If you’ve never heard of a hardware wallet before, these devices store your key (your proof of ownership) off the internet. They’re typically the size of a flash drive and can be used to sign off on transactions when you enter them into a computer and punch in your PIN number.

There are tons of stories on the internet about individuals who have lost their passwords to their hardware wallet, but what makes hardware wallets so secure is they typically are capped at how many passwords you can try before the device wipes all its memory to keep a hacker from getting inside.

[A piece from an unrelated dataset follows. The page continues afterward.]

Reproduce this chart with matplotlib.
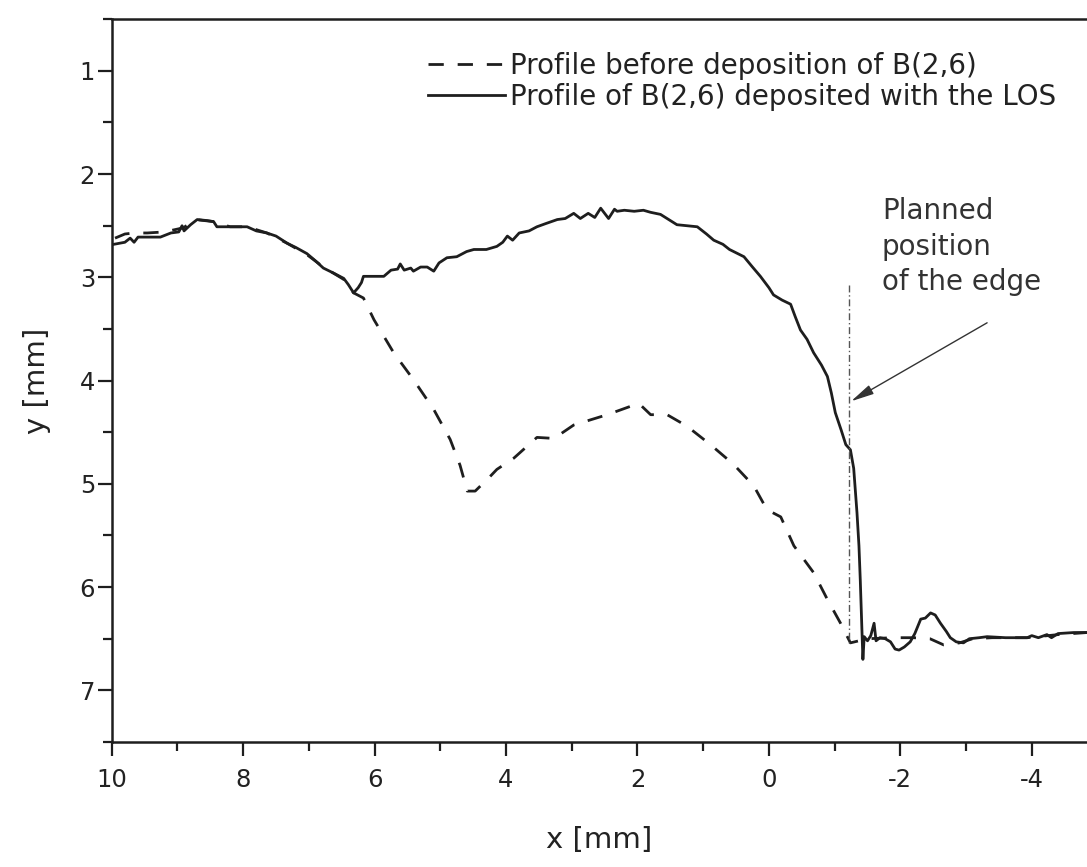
import matplotlib.pyplot as plt
from matplotlib.ticker import MultipleLocator

# profile of B(2,6) deposited with the LOS (solid)
x_after = [9.97, 9.80, 9.72, 9.66, 9.60, 9.40, 9.26, 9.10, 8.98, 8.93, 8.90, 8.80,
           8.70, 8.55, 8.45, 8.40, 8.20, 7.94, 7.80, 7.64, 7.50, 7.33, 7.20, 7.03,
           6.90, 6.78, 6.62, 6.47, 6.40, 6.32, 6.25, 6.20, 6.17, 5.98, 5.86, 5.75,
           5.65, 5.61, 5.55, 5.45, 5.41, 5.30, 5.20, 5.10, 5.02, 4.90, 4.75, 4.60,
           4.49, 4.30, 4.14, 4.05, 3.98, 3.90, 3.80, 3.65, 3.53, 3.40, 3.22, 3.10,
           2.97, 2.87, 2.75, 2.65, 2.56, 2.44, 2.35, 2.31, 2.20, 2.05, 1.91, 1.80,
           1.65, 1.50, 1.40, 1.25, 1.09, 0.95, 0.84, 0.70, 0.60, 0.38, 0.25, 0.13,
           0.00, -0.07, -0.20, -0.33, -0.40, -0.48, -0.58, -0.68, -0.80, -0.89, -0.95,
           -1.01, -1.10, -1.17, -1.24, -1.29, -1.34, -1.37, -1.39, -1.41, -1.42, -1.43,
           -1.45, -1.50, -1.55, -1.60, -1.63, -1.69, -1.77, -1.85, -1.92, -1.98, -2.06,
           -2.15, -2.22, -2.31, -2.38, -2.46, -2.53, -2.61, -2.70, -2.76, -2.85, -2.96,
           -3.05, -3.20, -3.32, -3.60, -3.93, -4.00, -4.10, -4.23, -4.30, -4.40, -4.64,
           -4.84]
y_after = [2.68, 2.66, 2.62, 2.66, 2.61, 2.61, 2.61, 2.57, 2.56, 2.50, 2.55, 2.49,
           2.44, 2.45, 2.46, 2.51, 2.51, 2.51, 2.55, 2.57, 2.60, 2.67, 2.71, 2.77,
           2.84, 2.91, 2.96, 3.01, 3.07, 3.15, 3.10, 3.05, 2.99, 2.99, 2.99, 2.93,
           2.92, 2.87, 2.93, 2.91, 2.94, 2.90, 2.90, 2.94, 2.86, 2.81, 2.80, 2.75,
           2.73, 2.73, 2.70, 2.66, 2.60, 2.64, 2.57, 2.55, 2.51, 2.48, 2.44, 2.43,
           2.38, 2.43, 2.38, 2.42, 2.33, 2.43, 2.34, 2.36, 2.35, 2.36, 2.35, 2.37,
           2.39, 2.45, 2.49, 2.50, 2.51, 2.58, 2.64, 2.68, 2.73, 2.80, 2.90, 2.99,
           3.10, 3.17, 3.22, 3.26, 3.38, 3.51, 3.60, 3.73, 3.85, 3.96, 4.12,
           4.31, 4.48, 4.62, 4.67, 4.85, 5.28, 5.60, 5.93, 6.30, 6.51, 6.70,
           6.48, 6.52, 6.47, 6.35, 6.52, 6.49, 6.50, 6.53, 6.60, 6.61, 6.58,
           6.53, 6.45, 6.31, 6.30, 6.25, 6.27, 6.35, 6.43, 6.49, 6.53, 6.54,
           6.50, 6.49, 6.48, 6.49, 6.49, 6.47, 6.49, 6.46, 6.49, 6.45, 6.44,
           6.44]

# profile before deposition (dashed)
x_before = [9.95, 9.80, 9.66, 9.46, 9.20, 8.91, 8.73, 8.45, 8.20, 7.94, 7.64, 7.33,
            7.03, 6.78, 6.47, 6.32, 6.17, 6.01, 5.71, 5.41, 5.10, 4.85, 4.70, 4.59,
            4.47, 4.26, 4.14, 3.88, 3.53, 3.27, 2.97, 2.46, 1.98, 1.80, 1.55, 1.25,
            0.89, 0.54, 0.23, 0.03, -0.18, -0.38, -0.68, -0.89, -1.09, -1.24, -1.50,
            -1.90, -2.20, -2.45, -2.66, -2.90, -3.10, -3.40, -3.93, -4.40, -4.84]
y_before = [2.62, 2.58, 2.57, 2.57, 2.56, 2.52, 2.44, 2.46, 2.51, 2.51, 2.57, 2.67,
            2.78, 2.90, 3.02, 3.15, 3.20, 3.41, 3.73, 3.99, 4.28, 4.57, 4.82, 5.07,
            5.07, 4.94, 4.86, 4.75, 4.55, 4.56, 4.43, 4.33, 4.22, 4.33, 4.33, 4.44,
            4.62, 4.81, 5.02, 5.25, 5.32, 5.60, 5.86, 6.12, 6.35, 6.54, 6.50,
            6.49, 6.49, 6.50, 6.56, 6.54, 6.50, 6.49, 6.49, 6.46, 6.44]

edge_x = -1.22
edge_y = (3.07, 6.55)

ink = '#1e1e1e'
plt.rcParams['font.family'] = ['DejaVu Sans']
plt.rcParams['axes.unicode_minus'] = False

fig = plt.figure(figsize=(10.87, 8.67), dpi=100)
ax = fig.add_axes([0.1028, 0.1442, 0.8972, 0.8336])

ax.plot(x_before, y_before, color=ink, lw=2.0, dashes=(5.5, 5),
        label='Profile before deposition of B(2,6)')
ax.plot(x_after, y_after, color=ink, lw=2.0,
        label='Profile of B(2,6) deposited with the LOS')
ax.vlines(edge_x, edge_y[0], edge_y[1], color='#555555', lw=1.0,
          linestyles=(0, (5, 2, 1, 2)))

ax.annotate('', xy=(-1.25, 4.20), xytext=(-3.32, 3.44),
            arrowprops=dict(arrowstyle='-|>,head_length=1.4,head_width=0.3',
                            mutation_scale=10, lw=1.0, color='#333333',
                            shrinkA=0, shrinkB=0))
ax.text(-1.72, 2.22, 'Planned\nposition\nof the edge', fontsize=20,
        color='#333333', ha='left', va='top', linespacing=1.35)

ax.set_xlim(10, -4.84)
ax.set_ylim(7.5, 0.5)
ax.xaxis.set_major_locator(MultipleLocator(2))
ax.xaxis.set_minor_locator(MultipleLocator(1))
ax.yaxis.set_major_locator(MultipleLocator(1))
ax.yaxis.set_minor_locator(MultipleLocator(0.5))
ax.set_yticks([1, 2, 3, 4, 5, 6, 7])

for s in ['left', 'bottom', 'top']:
    ax.spines[s].set_linewidth(1.8)
    ax.spines[s].set_color(ink)
ax.spines['right'].set_visible(False)

ax.tick_params(which='both', direction='out', color=ink, width=1.6,
               top=False, right=False)
ax.tick_params(which='major', length=10)
ax.tick_params(which='minor', length=6.5)
ax.tick_params(axis='x', which='major', labelsize=17.5, pad=9, labelcolor='#222222')
ax.tick_params(axis='y', which='major', labelsize=17.5, pad=2, labelcolor='#222222')

ax.set_xlabel('x [mm]', fontsize=21, va='center', color='#222222')
ax.xaxis.set_label_coords(0.5, -0.136)
ax.set_ylabel('y [mm]', fontsize=21, va='center', color='#222222')
ax.yaxis.set_label_coords(-0.0766, 0.5)

ax.legend(loc='upper left', bbox_to_anchor=(0.3243, 0.955), frameon=False,
          fontsize=20, borderpad=0, borderaxespad=0, handlelength=2.77,
          handletextpad=0.18, labelspacing=0.1, labelcolor='#222222')

fig.savefig('out.png', dpi=100)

Hiring Joe “Kingpin” Grand to Unlock the Wallet

Theta tokens have risen substantially in value over the years—the price started to skyrocket in 2020. When Reich and his friend realized the $50,000 investment had grown to a value of $2 million dollars, they started looking for hackers to unlock the wallet for them.

Reich had actually tried to enter the PIN 12 times out of the allotted 16 the wallet allowed in the past. What’s funny is they were entering a 4-digit PIN number when in reality the wallet’s password was a 5-digit PIN number.

The two landed on hiring Joe “Kingpin” Grand, an electrical engineer and inventor who’s been at the center of the hacking community since he was 10 years old.

How Joe Grand Unlocked the $2 Million Dollar Wallet

Grand bought several identical wallets to practice on. It took him over three months of research and attacking the wallets with different techniques using his firmware.

Once Grand successfully cracked three Trezor One wallets using the same technique, Reich flew from his home in New Jersey to Grand’s place in Portland to commence the official hack.

Grand posted the entire video of the hack to his YouTube page.

The entire process took about three and a half hours. You can read the entire step-by-step breakdown of the hack in the report by The Verge, but what Grand essentially did was glitch the wallet thousands of times to find the exact moment where he could downgrade the microcontroller’s security.

What Happened After the Wallet Was Unlocked

Once Grand secured the PIN number from the hack, Reich unlocked the wallet and instantly gained access to the $2 million dollars. Reich and his friend then transferred the Theta tokens out and sent Grand a hefty percentage of the sum.

So for those of us who missed the boat on buying crypto early, hacking might be an avenue worth pursuing if you’re willing to put in the countless hours honing your craft.